Harry Redknapp dismisses claim by former FA chairman David Bernstein that he was disrespectful to current England manager Roy Hodgson
Bernstein criticised Redknapp for his comments in his autobiography and also hit out at the timing of its release ahead of England's important World Cup qualifiers
Harry Redknapp has dismissed claims that he was disrespectful towards England manager Roy Hodgson after criticisms in his recently released book labelling those who appointed him as Fabio Capello’s successor as “people who haven’t got a clue”.
The book, Always Managing: My Autobiography, has received wide-spread coverage since its release earlier this week, and it has come in for criticism by ex-Football Association chairman David Bernstein after he said the Queens Park Rangers boss was “disrespectful”.
But Redknapp has responded to Bernstein’s claims, claiming he is the biggest fan the national side has and that he fully backs Hodgson in the role.
"No-one was disrespectful to Roy or anybody else," QPR boss Redknapp said.

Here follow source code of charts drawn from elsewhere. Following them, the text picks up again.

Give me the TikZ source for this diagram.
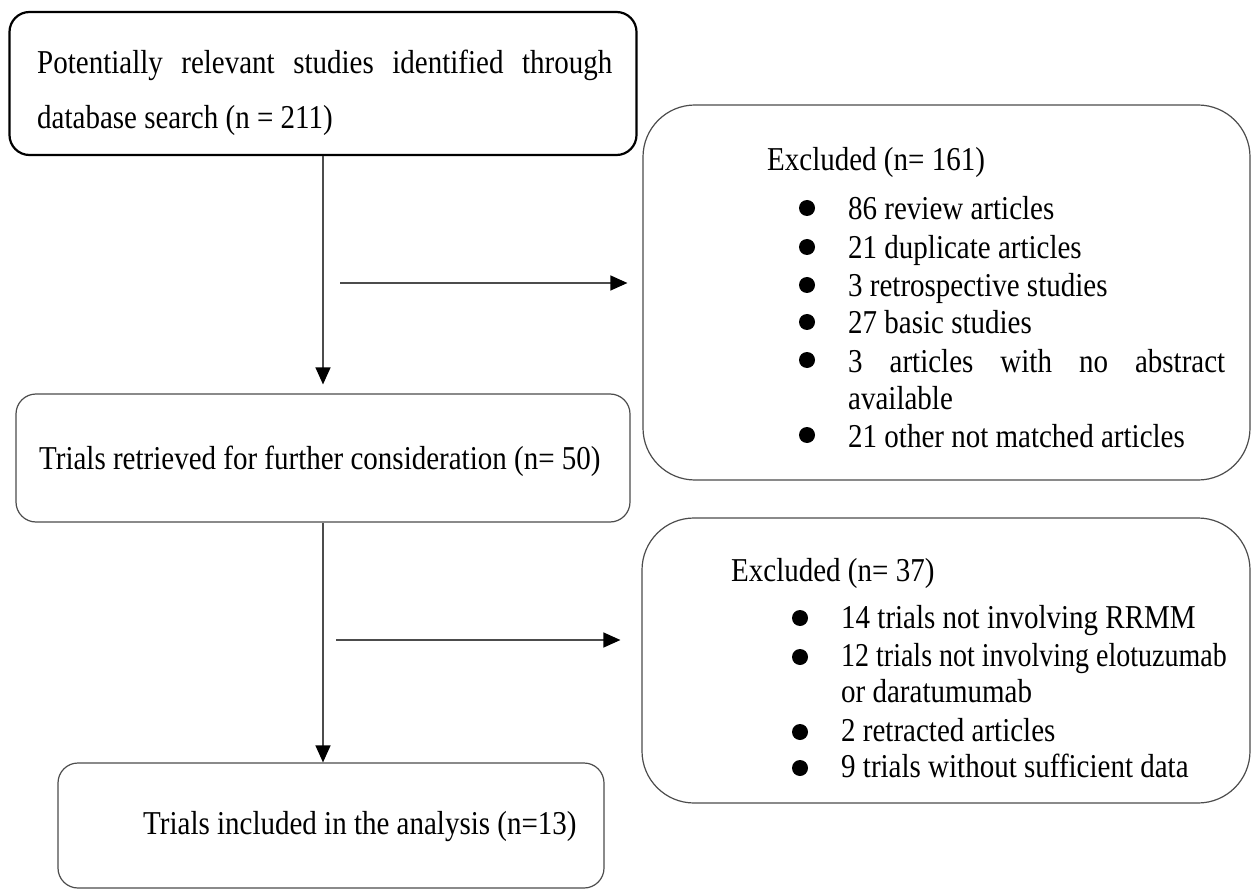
\documentclass[tikz,border=0pt]{standalone}
\usepackage{fontspec}
\usepackage{graphicx}
\setmainfont{Liberation Serif}
\usetikzlibrary{arrows.meta}
\newcommand{\vst}[1]{\scalebox{1}[1.15]{#1}}
\begin{document}
\begin{tikzpicture}[x=1pt,y=-1pt,
  box/.style={draw=black!70, line width=1.2pt, rounded corners=20pt, inner sep=0pt, fill=white},
  bigbox/.style={box, rounded corners=52pt},
  txt/.style={inner sep=0pt, anchor=base west, font=\fontsize{29}{38}\selectfont, text=black},
  arr/.style={draw=black!70, line width=1.3pt, -{Triangle[length=17pt,width=15pt,fill=black,color=black]}},
  dot/.style={fill=black}]
\useasboundingbox (0,0) rectangle (1252,890);

% boxes
\node[box, draw=black, line width=2.2pt, minimum width=627pt, minimum height=143pt] (A) at (323,83.5) {};
\node[bigbox, minimum width=607pt, minimum height=375pt] (B) at (946.5,292.5) {};
\node[box, minimum width=614pt, minimum height=128pt] (C) at (323,458) {};
\node[bigbox, minimum width=608pt, minimum height=285pt] (D) at (946,660.5) {};
\node[box, minimum width=546pt, minimum height=125pt] (E) at (331,825.5) {};

% box A text
\node[txt] (At1) at (37,74) {\vst{\hbox to 575pt{Potentially\hfill relevant\hfill studies\hfill identified\hfill through}}};
\node[txt] (At2) at (37,129) {\vst{database search (n = 211)}};

% box C text
\node[txt] (Ct) at (39,469) {\vst{Trials retrieved for further consideration (n= 50)}};

% box E text
\node[txt] (Et) at (143,834) {\vst{Trials included in the analysis (n=13)}};

% box B text
\node[txt] (Bh) at (767,171) {\vst{Excluded (n= 161)}};
\node[txt] (B1) at (848,220) {\vst{86 review articles}};
\node[txt] (B2) at (848,259) {\vst{21 duplicate articles}};
\node[txt] (B3) at (848,297) {\vst{3 retrospective studies}};
\node[txt] (B4) at (848,334) {\vst{27 basic studies}};
\node[txt] (B5) at (848,372) {\vst{\hbox to 377pt{3\hfill articles\hfill with\hfill no\hfill abstract}}};
\node[txt] (B5b) at (848,409) {\vst{available}};
\node[txt] (B6) at (848,447) {\vst{21 other not matched articles}};
\foreach \yy in {208,247,285,322,360,435} \fill[dot] (807,\yy) circle[radius=8pt];

% box D text
\node[txt] (Dh) at (731,581) {\vst{Excluded (n= 37)}};
\node[txt] (D1) at (841,628) {\vst{14 trials not involving RRMM}};
\node[txt] (D2) at (841,666) {\scalebox{0.965}[1.15]{12 trials not involving elotuzumab}};
\node[txt] (D2b) at (841,702) {\vst{or daratumumab}};
\node[txt] (D3) at (841,741) {\vst{2 retracted articles}};
\node[txt] (D4) at (841,777) {\vst{9 trials without sufficient data}};
\foreach \yy in {618,657,732,768} \fill[dot] (800,\yy) circle[radius=8pt];

% connectors
\coordinate (h1) at (340,283);
\coordinate (h2) at (336,640);
\draw[arr] (A.south) -- ([yshift=9pt]C.north);
\draw[arr, shorten >=15pt] (h1) -- (h1 -| B.west);
\draw[arr] (C.south) -- (C.south |- E.north);
\draw[arr, shorten >=21pt] (h2) -- (h2 -| D.west);
\end{tikzpicture}
\end{document}
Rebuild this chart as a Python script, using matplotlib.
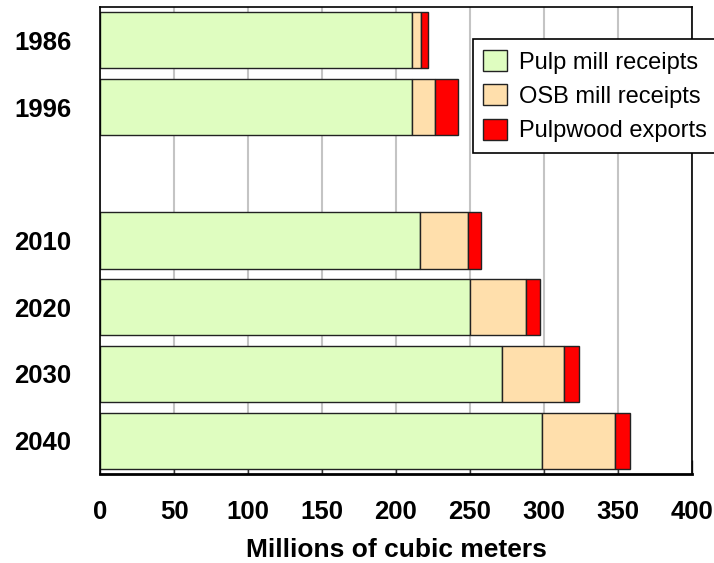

"What effect will that have on the England team? Not the slightest. I'm the biggest England fan of all and I think they will win the games this week, and Roy has done an excellent job. I have absolutely no problems with Roy Hodgson at all.
"Everyone said I was the people's choice, the only choice. All the senior players seemed to be up for me to get the job.
"But the FA went for Roy Hodgson to be the England manager - a man who is more their cup of tea."
Redknapp didn’t hold back though when talking about Bernstein.
"[Bernstein] can call himself a football man but in all honesty he may think he's a football man, but what he probably knows about football is not an awful lot,” expressed Redknapp.
England face two campaign deciding matches against Montenegro and Poland over the next five days, knowing that to victories will be more than enough to see them book their place in next summer’s World Cup in Brazil. Bernstein however, feels that Redknapp has picked the worst possible time to release the book, becoming an unnecessary distraction for the team as it is currently being serialised in the Daily Mail.
“To come out and effectively criticise a process and another manager - because that is what he did - at this particular time where we had two crucial international matches coming up was something that I thought someone like Harry would think better of,” Bernstein said while speaking at the Four Four Jew exhibition at the Jewish Museum in London, which delves into the untold story on the relationship between Jews and football.
Redknapp, who at the time of Capello’s departure was in charge of Tottenham, responded by admitting he had no control over the timing of the release date.
"I don't decide when the book is going to be released. That is nothing to do with me - that's down to the publishers,” claimed Redknapp.
Bernstein defended the FA, of which he was chairman during the selection process of Capello’s successor, and along with a panel which included Sir Trevor Brooking, FA general secretary Alex Horne and managing director of Club England Adrian Bevington, feels they did “a very thorough job” in identifying Hodgson as the next England manager.
"First of all, it's quite simply inaccurate," said Bernstein when responding to Redknapp's claim that the FA and their selection process was 'clueless'.
Hodgson was named England boss in May 2012
"There were four people who made this decision. One of them was myself - and I've been involved with running Manchester City for 10 years and chairman of that club for five years.
"[There was also] Sir Trevor Brooking, who has a lifetime in football; Adrian Bevington, who has huge football knowledge, amazing football knowledge; and Alex Horne, the general secretary.
"We spoke to up to 20 people within the game: other managers, players, all sorts of people with great, great knowledge."
Bernstein finished by refusing to comment on whether Redknapp was in contention for the role, although it is widely thought that both he and Hodgson were the two main candidates in contention to take over the Three Lions.